**Prompt:** Every line below that holds the string "this" should be copied out.

= = = = = = =

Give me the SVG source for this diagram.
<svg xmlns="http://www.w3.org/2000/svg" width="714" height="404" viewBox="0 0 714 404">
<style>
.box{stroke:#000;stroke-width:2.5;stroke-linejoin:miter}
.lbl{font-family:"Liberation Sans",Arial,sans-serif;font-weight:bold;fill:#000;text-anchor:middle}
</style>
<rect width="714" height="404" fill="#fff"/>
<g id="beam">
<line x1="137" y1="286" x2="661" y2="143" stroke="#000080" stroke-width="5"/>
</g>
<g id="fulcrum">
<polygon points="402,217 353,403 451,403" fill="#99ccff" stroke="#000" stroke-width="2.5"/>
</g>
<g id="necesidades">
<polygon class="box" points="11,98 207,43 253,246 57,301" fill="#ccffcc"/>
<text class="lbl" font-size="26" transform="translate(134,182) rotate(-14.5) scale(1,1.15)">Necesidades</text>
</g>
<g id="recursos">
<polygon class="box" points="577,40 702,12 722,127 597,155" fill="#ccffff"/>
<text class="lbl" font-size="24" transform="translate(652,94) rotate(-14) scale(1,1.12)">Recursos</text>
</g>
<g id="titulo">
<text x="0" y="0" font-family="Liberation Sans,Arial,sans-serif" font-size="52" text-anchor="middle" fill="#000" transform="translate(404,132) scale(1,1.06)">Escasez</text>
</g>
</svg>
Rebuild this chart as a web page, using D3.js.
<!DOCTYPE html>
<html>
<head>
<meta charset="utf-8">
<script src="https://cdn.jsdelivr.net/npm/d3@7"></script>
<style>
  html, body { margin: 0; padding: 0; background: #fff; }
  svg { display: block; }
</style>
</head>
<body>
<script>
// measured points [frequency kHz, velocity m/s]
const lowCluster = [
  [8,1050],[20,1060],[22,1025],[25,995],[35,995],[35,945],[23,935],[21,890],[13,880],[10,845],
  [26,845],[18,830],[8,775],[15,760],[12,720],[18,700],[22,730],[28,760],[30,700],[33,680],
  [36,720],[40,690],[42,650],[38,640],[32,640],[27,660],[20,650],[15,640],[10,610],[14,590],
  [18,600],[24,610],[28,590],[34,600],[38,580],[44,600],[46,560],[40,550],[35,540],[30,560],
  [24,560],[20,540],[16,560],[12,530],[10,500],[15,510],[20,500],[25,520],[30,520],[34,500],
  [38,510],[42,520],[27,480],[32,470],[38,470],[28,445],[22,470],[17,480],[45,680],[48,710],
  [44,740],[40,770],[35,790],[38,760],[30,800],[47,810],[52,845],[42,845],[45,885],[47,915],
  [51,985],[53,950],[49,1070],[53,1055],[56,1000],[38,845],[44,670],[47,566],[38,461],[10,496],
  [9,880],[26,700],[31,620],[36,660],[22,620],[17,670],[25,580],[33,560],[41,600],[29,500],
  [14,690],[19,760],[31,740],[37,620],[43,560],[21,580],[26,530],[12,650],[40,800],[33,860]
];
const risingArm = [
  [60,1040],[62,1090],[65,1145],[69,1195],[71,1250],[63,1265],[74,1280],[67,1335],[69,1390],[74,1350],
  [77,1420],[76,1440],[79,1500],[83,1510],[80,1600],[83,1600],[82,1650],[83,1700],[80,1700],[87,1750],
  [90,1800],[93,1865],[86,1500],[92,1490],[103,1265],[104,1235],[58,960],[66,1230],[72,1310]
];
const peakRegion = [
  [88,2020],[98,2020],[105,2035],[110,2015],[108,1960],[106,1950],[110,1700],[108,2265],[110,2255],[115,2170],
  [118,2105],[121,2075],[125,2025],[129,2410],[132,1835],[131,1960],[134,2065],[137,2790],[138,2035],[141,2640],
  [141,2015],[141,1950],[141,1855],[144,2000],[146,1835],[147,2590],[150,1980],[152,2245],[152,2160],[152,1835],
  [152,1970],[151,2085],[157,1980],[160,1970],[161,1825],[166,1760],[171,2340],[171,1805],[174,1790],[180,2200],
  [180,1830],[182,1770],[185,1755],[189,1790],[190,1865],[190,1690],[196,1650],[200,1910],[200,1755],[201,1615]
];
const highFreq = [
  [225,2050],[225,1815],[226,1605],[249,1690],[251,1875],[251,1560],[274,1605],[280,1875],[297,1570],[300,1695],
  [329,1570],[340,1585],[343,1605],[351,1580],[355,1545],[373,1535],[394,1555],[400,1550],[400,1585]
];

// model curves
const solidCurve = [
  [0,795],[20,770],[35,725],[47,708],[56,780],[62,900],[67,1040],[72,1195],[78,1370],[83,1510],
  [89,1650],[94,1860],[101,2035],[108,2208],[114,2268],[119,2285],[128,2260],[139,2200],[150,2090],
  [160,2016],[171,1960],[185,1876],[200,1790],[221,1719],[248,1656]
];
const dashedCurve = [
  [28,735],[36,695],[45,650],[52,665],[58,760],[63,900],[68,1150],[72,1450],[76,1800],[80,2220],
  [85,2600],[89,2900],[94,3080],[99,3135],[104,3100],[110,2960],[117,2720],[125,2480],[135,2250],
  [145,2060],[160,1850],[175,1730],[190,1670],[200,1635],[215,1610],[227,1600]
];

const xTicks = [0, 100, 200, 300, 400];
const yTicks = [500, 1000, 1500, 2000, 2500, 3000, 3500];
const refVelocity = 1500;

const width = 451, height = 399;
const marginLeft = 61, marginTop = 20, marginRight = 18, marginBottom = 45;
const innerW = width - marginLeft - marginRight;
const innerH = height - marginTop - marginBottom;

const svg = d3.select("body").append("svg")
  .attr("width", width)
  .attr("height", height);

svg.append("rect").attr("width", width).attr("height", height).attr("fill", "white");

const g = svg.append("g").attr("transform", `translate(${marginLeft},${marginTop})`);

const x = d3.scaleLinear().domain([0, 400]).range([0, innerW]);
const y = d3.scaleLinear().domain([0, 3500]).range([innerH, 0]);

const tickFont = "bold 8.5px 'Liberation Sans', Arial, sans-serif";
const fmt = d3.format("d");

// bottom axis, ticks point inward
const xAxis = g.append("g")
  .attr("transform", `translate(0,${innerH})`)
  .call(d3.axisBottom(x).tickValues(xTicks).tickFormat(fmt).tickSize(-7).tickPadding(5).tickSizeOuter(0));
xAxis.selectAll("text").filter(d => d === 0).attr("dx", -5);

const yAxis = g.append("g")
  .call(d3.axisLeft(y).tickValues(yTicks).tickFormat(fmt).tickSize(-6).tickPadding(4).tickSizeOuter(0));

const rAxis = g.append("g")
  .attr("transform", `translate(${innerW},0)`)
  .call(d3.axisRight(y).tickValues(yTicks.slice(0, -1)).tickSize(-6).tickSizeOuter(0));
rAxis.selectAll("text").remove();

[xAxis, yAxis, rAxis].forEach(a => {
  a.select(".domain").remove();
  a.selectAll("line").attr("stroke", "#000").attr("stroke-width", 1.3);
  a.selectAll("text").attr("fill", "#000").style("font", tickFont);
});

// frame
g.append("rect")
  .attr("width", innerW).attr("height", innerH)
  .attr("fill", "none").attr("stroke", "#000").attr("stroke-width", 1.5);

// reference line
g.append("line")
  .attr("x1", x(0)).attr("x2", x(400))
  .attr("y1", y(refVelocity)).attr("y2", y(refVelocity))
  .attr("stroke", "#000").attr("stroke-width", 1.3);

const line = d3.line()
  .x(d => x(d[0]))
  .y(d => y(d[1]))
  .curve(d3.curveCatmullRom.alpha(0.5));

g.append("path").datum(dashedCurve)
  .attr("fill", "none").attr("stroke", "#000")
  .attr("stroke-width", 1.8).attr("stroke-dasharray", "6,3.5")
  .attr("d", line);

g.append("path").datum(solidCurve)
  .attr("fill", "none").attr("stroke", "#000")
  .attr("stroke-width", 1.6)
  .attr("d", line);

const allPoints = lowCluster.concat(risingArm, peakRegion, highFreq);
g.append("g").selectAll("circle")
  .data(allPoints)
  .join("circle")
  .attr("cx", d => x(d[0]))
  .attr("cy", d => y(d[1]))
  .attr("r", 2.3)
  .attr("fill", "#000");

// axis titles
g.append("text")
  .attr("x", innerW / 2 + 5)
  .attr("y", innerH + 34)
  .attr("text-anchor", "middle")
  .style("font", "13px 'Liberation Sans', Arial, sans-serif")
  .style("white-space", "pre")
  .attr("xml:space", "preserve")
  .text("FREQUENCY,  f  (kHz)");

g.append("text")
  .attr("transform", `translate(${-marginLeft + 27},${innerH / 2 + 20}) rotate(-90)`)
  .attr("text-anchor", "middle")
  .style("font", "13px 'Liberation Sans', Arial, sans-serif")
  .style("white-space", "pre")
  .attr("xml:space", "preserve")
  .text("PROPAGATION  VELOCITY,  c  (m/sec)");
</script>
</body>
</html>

= = = = = = =

**Result:**
Give me the SVG source for this diagram.
Rebuild this chart as a web page, using D3.js.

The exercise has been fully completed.